Flint water crisis: Mayor, governor spar over timeline to replace lead pipes
Michigan has come to an agreement with Rowe Professional Services, a Flint-based engineering firm, to survey and analyze the city’s network of water pipes, Governor Rick Snyder announced Tuesday.
“We need to find out which of the city’s pipes are made of lead and have lead soldering, and are the most critical to address immediately,” Snyder said in a statement. “We’re hiring Flint residents and training them to assist with that process, working together to make the community safer.”
The survey, combined with ongoing water testing, will show where the high-risk, high-priority areas ‒ those that should be addressed most quickly ‒ are located in Flint. The governor has asked the state legislature to approve a $25 million supplemental budget request that will be used to replace the water infrastructure. The legislation passed the Senate nearly two weeks ago, and a key House committee approved the spending on Wednesday, allowing the bill to be considered by the full House, AP reported.
It could cost more than $60 million total to replace the estimated 35,000 or more lead service lines in Flint, state officials have said.
Officials still do not know the composition of 10,000 service lines connecting water mains to the city’s homes and businesses. It will take a month for the engineering firm to identify the location of lead pipes, which is necessary before replacement work can begin, Snyder said. The survey will cost the state $500,000, according to AP.
Flint Mayor Karen Weaver says that the governor’s timeline isn’t fast enough. The city is in the midst of a nearly two-year water crisis that began when Flint switched its water source from the city of Detroit, which sourced its water from Lake Huron, to the much closer Flint River as a cost-saving measure. Corrosive compounds in the river water caused lead from the city’s pipes to leak into the water supply. Lead in tap water was found to have reached dangerously high levels, and tests found that many children had lead in their bloodstream.
“We’re going to get this done ‒ and done quickly ‒ by any and every means necessary,” Weaver said in a statement. “The people of my city have simply run out of patience, and I have a moral obligation to act.”
Under the first phase of her “fast-start plan,” 32 specially trained crews would replace about 15,000 service lines at no cost to consumers. Weaver’s proposal would cost $55 million as water infrastructure experts from the Lansing Board of Water and Light train local Flint workers on lead pipe removal at a vacant property in Flint owned by the Genesee County Land Bank. Training for the workers would begin next week.
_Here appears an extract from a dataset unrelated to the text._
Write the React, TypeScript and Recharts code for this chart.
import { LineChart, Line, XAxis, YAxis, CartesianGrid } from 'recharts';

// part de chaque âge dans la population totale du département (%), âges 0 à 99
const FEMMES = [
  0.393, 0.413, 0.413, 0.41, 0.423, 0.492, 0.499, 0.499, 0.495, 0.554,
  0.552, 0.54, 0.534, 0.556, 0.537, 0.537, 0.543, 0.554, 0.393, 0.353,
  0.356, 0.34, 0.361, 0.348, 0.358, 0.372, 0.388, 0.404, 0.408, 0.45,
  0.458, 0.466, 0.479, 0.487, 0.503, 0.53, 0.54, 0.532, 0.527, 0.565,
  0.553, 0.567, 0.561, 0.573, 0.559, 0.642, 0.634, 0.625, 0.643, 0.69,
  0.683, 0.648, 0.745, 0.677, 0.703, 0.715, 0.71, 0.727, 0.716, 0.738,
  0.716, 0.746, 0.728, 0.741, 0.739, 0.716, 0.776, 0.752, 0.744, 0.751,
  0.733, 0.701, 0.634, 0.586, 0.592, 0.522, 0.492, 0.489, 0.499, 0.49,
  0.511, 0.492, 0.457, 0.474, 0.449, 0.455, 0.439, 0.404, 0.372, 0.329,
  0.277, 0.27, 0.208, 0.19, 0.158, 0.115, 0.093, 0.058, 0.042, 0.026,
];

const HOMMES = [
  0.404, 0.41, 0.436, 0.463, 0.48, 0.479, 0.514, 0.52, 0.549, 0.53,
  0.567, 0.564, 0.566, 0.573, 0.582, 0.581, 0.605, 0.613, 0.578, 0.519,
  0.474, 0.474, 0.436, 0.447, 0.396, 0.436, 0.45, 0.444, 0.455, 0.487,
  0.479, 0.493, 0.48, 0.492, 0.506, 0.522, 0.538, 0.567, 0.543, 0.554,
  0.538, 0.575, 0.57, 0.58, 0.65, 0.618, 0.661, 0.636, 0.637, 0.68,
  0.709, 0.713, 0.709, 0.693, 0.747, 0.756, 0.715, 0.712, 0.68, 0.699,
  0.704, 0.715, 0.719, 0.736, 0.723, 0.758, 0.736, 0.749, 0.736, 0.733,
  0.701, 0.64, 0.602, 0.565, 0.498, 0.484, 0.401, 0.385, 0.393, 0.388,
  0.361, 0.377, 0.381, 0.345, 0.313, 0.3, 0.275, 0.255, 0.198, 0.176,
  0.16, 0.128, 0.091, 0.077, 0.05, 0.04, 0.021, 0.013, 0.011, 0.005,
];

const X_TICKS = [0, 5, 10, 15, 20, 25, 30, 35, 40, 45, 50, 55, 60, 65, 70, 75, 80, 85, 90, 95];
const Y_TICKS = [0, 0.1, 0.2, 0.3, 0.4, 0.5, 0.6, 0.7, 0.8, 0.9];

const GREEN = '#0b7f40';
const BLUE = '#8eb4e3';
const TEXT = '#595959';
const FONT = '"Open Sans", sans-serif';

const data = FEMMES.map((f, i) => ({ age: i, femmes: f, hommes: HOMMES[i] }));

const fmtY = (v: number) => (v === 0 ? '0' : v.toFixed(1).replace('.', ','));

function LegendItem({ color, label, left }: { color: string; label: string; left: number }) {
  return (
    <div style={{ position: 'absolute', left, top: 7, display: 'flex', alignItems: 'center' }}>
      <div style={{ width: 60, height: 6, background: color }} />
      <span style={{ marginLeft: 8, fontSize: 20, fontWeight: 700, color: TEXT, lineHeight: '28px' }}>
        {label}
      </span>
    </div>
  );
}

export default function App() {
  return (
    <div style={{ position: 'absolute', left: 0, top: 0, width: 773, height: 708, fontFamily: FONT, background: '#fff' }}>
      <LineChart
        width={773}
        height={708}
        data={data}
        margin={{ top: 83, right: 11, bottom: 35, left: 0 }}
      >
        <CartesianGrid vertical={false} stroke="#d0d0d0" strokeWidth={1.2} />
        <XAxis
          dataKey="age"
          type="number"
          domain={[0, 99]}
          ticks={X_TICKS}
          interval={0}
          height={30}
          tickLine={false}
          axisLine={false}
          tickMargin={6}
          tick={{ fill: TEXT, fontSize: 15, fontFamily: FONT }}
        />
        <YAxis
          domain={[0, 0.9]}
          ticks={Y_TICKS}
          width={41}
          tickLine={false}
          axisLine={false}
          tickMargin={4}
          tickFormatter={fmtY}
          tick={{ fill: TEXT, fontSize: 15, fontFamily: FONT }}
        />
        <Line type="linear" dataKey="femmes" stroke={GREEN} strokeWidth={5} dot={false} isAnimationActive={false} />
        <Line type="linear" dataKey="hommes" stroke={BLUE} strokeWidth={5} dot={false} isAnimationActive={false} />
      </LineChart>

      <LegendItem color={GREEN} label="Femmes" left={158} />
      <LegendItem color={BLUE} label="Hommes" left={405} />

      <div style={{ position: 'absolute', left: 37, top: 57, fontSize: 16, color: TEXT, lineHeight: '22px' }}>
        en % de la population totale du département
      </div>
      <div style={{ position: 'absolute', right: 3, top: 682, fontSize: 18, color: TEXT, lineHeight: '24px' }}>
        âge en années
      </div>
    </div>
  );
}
The water crisis doesn’t just include dangerous levels of lead in Flint residents, but also a sharp increase in cases of an atypical pneumonia known as Legionnaires’ disease that began in mid-January. Last Tuesday, the city issued a boil water advisory over fears of bacterial contamination due to a water main break. The advisory was lifted on Friday after testing did not reveal any bacteria during or after the repairs.
A May 2015 study by the Michigan Department of Community Health, which went unnoticed until Wednesday, found elevated levels of perfluorinated compounds in the Flint River. PFCs are man-made compounds that can have devastating environmental effects, and some have been linked to cancer and birth defects.
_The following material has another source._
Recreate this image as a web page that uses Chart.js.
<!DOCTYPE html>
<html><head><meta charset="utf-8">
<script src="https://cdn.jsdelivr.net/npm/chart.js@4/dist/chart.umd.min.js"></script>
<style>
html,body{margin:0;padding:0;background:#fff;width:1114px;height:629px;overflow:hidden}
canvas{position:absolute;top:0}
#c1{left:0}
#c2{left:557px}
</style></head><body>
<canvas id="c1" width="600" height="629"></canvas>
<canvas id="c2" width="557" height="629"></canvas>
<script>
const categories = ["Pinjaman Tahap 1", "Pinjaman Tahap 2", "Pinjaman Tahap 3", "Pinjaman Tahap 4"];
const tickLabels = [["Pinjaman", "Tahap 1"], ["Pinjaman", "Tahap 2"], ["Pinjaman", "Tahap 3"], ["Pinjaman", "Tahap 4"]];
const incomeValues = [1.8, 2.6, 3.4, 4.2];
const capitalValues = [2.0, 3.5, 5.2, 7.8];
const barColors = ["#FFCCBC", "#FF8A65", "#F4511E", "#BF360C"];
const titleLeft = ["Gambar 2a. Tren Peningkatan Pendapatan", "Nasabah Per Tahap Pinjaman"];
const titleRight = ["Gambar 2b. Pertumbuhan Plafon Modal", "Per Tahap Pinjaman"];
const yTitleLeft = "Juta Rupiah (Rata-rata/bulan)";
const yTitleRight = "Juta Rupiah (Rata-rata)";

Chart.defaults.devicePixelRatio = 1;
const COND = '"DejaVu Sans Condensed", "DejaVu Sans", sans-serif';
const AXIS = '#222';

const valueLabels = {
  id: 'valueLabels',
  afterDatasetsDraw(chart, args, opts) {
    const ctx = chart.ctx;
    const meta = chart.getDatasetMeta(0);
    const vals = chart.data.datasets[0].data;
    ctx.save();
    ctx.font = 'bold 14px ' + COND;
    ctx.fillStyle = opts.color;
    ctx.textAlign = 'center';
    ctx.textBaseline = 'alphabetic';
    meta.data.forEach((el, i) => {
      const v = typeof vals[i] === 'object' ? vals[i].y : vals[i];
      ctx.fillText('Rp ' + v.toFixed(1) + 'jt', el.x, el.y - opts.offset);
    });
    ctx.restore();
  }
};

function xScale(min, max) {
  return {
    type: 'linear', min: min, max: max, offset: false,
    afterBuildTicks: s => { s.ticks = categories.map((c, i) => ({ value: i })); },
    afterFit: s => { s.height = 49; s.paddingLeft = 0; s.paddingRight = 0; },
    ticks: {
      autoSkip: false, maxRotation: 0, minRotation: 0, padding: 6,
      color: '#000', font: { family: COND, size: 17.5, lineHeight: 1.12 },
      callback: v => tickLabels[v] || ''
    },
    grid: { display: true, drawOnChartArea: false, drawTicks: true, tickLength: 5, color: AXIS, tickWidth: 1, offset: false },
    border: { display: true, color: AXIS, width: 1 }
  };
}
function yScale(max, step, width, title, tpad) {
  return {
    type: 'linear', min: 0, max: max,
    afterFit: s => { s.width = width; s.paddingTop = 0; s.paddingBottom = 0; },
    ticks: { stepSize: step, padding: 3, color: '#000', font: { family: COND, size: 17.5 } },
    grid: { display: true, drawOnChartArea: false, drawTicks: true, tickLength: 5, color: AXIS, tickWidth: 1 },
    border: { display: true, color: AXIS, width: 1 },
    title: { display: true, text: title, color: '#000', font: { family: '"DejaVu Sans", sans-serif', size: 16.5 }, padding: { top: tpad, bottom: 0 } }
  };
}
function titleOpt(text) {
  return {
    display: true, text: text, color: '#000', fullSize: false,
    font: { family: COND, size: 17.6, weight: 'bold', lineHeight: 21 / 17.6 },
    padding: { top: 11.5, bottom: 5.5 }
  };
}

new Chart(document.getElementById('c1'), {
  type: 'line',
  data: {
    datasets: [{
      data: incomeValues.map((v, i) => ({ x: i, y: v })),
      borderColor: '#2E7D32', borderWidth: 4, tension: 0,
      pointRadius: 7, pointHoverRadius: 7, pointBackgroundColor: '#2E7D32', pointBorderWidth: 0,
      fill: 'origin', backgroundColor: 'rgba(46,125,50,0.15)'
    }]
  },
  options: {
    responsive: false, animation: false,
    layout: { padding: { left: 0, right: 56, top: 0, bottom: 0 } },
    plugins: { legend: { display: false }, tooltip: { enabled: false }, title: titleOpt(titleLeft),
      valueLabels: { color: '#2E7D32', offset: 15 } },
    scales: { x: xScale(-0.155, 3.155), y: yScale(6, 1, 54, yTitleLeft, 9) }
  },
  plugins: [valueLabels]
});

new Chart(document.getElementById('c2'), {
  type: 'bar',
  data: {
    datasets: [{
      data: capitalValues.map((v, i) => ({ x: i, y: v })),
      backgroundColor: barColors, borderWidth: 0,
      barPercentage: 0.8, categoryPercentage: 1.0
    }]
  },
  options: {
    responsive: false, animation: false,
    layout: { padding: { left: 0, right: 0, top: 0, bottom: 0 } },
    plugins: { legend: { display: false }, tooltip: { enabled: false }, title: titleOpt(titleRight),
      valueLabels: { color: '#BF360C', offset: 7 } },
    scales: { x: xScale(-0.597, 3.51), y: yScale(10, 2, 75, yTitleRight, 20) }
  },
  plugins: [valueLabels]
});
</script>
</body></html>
The report, which tested surface water and fish for PFCs in 13 sites around the state, was not designed to evaluate drinking water, Jennifer Eisner, a public information officer for the Michigan Department of Health and Human Services, told the Intercept. However, it did find that levels of perfluorooctane sulfonate (PFOS) in the Flint River exceeded the state’s limits for both non-drinking water and drinking water.
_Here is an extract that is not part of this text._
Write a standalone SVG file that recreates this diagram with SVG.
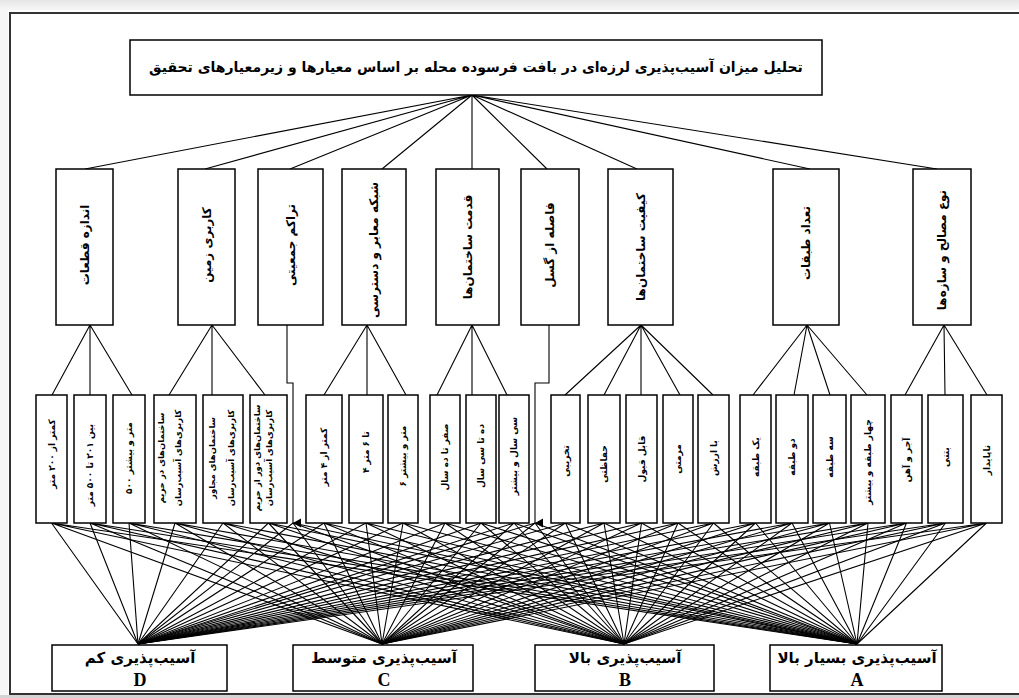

A survey of the nation’s 500 largest water systems by public interest group Food and Water Watch published Tuesday found that Flint residents paid the highest water rates in the US. On average, they paid $864 a year for water service ‒ or 7 percent of household income ‒ which was more than 2.5 times the Michigan average of $323.
"It far exceeds what the United Nations designates as affordable for water and sewer service," Mary Grant, one of the study's authors, told the Detroit Free Press. The UN recommends that water utilities should not exceed 3 percent of household income.
In August, a judge ruled that certain rate increases in Flint were unlawful, and ordered the city to reduce its rates by 35 percent and to eliminate a service fee, Food and Water Watch noted. The group conducted its survey last January.
At least nine lawsuits have been filed in state and federal courts since the water crisis began. On Tuesday, thousands of Flint residents met with lawyers as they seek information on joining one of the pending class-action suits, the Guardian reported. The combined liability for the state and the engineering firm hired to advise Flint on its water treatment plant could climb to $1.25 billion. Separately, a local hospital is the principal defendant in a $100 million suit claiming the medical center did nothing to combat the outbreak of Legionnaires’.